---------- Records for the task
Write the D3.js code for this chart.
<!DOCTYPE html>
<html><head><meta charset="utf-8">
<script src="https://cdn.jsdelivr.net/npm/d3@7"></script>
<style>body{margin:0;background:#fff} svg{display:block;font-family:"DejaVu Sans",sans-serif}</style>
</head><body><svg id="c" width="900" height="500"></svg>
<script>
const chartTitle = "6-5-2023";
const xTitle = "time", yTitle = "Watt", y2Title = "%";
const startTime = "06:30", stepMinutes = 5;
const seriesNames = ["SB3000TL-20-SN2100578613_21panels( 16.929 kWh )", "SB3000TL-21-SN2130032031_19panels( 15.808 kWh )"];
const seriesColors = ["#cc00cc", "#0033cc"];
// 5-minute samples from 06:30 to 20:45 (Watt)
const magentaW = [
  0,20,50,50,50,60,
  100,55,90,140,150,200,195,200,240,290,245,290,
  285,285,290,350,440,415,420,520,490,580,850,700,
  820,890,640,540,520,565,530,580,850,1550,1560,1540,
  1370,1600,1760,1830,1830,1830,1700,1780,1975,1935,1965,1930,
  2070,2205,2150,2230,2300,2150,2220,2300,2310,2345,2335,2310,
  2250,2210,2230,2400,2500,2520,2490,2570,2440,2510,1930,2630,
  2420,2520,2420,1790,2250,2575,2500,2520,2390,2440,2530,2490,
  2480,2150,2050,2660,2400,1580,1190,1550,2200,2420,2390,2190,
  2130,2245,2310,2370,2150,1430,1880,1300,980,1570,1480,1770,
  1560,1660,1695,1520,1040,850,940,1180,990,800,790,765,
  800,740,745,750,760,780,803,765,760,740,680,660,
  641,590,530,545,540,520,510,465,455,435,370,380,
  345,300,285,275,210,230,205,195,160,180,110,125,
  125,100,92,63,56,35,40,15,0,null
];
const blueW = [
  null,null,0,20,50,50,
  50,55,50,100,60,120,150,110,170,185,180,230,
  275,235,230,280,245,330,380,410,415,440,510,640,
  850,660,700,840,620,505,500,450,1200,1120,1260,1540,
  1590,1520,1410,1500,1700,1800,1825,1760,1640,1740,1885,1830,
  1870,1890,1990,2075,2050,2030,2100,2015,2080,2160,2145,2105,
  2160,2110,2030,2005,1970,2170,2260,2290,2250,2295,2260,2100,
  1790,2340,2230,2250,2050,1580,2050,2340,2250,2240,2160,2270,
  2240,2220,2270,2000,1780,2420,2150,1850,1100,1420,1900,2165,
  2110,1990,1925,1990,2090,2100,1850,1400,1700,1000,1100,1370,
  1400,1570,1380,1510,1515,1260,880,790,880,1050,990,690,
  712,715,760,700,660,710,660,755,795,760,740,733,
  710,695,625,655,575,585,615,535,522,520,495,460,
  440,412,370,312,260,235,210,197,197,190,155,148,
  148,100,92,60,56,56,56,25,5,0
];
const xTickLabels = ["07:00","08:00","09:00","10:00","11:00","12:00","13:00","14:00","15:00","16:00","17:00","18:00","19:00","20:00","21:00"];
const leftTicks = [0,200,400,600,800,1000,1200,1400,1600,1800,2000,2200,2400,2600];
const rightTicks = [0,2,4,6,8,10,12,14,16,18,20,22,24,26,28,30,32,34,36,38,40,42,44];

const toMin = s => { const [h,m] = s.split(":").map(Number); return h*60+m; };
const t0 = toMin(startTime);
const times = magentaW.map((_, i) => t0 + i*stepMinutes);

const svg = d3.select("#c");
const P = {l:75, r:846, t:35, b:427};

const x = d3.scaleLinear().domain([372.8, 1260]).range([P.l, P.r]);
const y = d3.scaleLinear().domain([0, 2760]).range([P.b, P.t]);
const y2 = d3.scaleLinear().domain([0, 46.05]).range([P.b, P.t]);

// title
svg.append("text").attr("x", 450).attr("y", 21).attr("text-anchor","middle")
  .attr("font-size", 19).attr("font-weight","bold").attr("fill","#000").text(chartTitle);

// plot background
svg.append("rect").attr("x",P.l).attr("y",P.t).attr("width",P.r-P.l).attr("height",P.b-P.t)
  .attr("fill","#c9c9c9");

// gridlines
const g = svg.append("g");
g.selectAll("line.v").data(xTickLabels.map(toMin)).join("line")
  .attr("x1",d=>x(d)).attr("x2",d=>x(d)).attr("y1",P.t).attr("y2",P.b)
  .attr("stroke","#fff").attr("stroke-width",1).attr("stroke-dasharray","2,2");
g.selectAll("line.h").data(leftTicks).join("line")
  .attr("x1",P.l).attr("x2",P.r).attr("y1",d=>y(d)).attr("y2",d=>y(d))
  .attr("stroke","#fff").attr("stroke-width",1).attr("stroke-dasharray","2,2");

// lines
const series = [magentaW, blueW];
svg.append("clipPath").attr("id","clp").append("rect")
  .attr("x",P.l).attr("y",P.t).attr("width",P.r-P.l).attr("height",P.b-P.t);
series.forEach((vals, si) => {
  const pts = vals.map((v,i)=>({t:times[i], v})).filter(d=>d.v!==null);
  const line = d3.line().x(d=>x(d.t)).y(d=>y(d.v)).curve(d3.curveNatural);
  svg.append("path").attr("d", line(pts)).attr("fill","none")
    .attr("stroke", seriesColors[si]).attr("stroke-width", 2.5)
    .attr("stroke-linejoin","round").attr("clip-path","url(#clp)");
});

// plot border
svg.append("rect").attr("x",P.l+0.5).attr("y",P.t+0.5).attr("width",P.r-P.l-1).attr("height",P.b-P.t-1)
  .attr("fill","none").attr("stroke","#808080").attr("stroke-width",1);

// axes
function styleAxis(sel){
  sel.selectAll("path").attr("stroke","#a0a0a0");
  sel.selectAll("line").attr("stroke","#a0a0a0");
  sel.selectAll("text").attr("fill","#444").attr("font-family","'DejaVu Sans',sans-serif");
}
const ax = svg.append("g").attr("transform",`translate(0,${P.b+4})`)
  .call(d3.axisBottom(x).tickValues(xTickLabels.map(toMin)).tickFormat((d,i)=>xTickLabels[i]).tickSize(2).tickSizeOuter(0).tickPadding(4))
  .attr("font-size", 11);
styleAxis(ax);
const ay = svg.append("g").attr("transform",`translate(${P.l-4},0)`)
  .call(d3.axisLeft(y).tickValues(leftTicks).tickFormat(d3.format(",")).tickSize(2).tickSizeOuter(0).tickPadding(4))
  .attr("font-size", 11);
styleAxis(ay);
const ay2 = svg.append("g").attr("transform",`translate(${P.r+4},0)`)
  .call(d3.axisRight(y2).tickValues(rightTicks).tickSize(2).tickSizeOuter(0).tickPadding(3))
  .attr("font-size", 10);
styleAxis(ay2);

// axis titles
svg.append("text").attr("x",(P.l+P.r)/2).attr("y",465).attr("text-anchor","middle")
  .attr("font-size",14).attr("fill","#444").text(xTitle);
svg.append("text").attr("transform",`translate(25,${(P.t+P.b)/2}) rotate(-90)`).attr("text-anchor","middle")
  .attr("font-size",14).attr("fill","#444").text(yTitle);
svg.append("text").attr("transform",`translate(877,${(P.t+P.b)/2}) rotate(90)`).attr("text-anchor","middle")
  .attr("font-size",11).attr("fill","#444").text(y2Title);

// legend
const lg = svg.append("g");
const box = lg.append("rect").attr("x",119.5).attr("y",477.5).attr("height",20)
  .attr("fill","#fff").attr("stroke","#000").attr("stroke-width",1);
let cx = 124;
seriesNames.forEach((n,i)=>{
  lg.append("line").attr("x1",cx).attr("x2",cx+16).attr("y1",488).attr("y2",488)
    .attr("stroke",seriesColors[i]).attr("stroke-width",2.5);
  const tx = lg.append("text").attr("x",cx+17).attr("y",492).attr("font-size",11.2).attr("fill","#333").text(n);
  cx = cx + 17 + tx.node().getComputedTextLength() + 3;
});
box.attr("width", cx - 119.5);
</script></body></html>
--------------------
---------- Records for the task
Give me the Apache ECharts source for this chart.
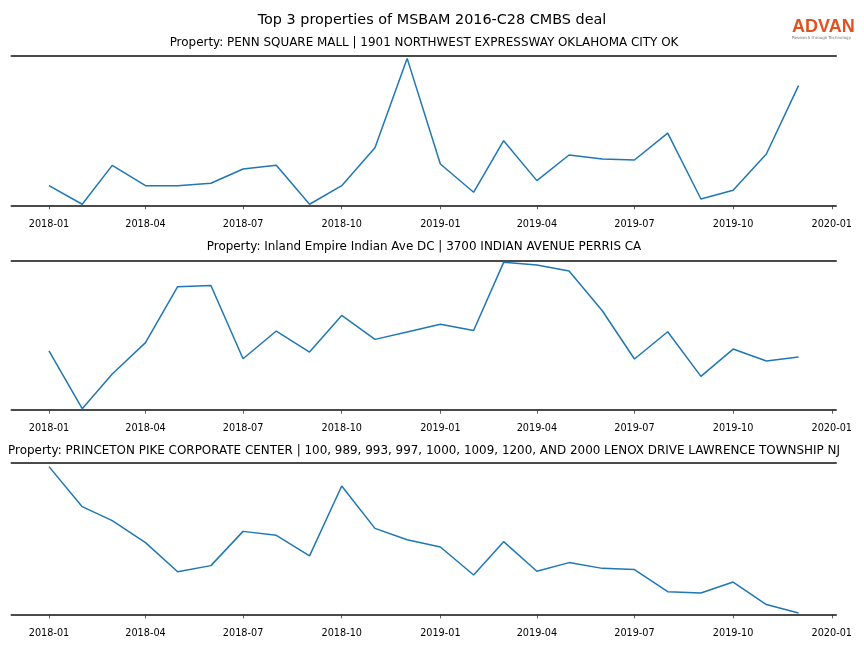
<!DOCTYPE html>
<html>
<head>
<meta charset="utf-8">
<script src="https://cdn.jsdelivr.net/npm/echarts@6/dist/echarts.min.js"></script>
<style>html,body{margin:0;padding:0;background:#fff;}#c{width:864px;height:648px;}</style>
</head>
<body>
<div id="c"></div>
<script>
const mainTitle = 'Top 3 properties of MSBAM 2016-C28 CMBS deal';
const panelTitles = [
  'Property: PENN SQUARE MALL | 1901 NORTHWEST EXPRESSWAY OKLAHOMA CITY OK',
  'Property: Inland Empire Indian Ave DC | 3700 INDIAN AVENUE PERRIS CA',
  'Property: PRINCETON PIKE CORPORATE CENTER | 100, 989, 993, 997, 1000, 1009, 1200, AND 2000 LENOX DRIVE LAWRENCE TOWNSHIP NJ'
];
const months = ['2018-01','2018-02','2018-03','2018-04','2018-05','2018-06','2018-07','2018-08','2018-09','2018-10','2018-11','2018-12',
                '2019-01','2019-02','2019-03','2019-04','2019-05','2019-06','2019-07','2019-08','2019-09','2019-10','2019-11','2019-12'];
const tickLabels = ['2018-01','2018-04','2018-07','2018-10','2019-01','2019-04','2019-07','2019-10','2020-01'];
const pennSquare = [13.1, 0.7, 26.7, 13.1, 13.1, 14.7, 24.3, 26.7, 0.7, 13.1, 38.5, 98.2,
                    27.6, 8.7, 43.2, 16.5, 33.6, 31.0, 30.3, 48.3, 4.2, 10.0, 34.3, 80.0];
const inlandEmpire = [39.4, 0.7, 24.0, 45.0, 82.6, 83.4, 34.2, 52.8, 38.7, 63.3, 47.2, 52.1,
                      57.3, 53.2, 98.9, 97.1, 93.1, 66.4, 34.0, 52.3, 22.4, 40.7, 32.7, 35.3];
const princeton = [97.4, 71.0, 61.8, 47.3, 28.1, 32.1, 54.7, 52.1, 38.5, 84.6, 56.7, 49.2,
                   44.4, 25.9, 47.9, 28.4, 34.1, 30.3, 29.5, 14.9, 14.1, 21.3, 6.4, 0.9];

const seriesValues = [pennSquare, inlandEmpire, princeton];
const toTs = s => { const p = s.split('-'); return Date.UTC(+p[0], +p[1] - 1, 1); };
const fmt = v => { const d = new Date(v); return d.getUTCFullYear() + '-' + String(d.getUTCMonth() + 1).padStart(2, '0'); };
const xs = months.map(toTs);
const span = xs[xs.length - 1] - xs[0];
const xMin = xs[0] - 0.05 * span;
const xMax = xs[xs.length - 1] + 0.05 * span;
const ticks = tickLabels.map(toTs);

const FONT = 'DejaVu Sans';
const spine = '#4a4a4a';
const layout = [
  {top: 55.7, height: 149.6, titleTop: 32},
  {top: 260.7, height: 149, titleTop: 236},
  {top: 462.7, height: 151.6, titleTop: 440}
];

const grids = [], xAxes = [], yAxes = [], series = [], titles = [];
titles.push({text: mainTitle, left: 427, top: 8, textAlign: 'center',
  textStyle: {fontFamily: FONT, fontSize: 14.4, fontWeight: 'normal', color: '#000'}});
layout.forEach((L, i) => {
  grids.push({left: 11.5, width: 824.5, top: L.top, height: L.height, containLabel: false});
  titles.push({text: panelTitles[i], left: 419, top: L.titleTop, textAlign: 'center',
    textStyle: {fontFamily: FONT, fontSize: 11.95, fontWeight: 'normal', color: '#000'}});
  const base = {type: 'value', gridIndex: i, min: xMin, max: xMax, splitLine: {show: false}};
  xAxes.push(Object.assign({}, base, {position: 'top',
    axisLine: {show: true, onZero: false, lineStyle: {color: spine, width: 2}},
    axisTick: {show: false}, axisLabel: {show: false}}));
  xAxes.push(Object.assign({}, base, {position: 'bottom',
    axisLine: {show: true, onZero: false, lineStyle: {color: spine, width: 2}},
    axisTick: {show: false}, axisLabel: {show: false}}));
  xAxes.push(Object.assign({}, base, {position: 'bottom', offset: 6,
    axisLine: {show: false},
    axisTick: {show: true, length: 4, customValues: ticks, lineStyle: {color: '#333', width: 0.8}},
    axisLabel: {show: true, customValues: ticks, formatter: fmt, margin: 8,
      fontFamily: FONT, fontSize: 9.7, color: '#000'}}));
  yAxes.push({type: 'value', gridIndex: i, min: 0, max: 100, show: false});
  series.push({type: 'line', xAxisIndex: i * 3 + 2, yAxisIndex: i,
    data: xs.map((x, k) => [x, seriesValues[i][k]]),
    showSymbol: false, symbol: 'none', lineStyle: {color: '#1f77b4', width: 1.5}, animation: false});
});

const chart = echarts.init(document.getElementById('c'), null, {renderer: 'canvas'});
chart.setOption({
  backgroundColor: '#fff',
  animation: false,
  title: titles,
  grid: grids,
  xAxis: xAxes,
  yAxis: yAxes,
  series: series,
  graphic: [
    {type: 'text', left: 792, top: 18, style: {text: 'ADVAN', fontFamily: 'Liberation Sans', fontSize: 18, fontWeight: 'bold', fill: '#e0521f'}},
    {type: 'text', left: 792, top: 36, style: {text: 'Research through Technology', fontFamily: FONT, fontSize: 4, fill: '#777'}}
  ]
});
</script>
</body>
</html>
--------------------
Task to complete.
Gather every line containing the word "this" and copy it.

The answer.
Write the D3.js code for this chart.
Give me the Apache ECharts source for this chart.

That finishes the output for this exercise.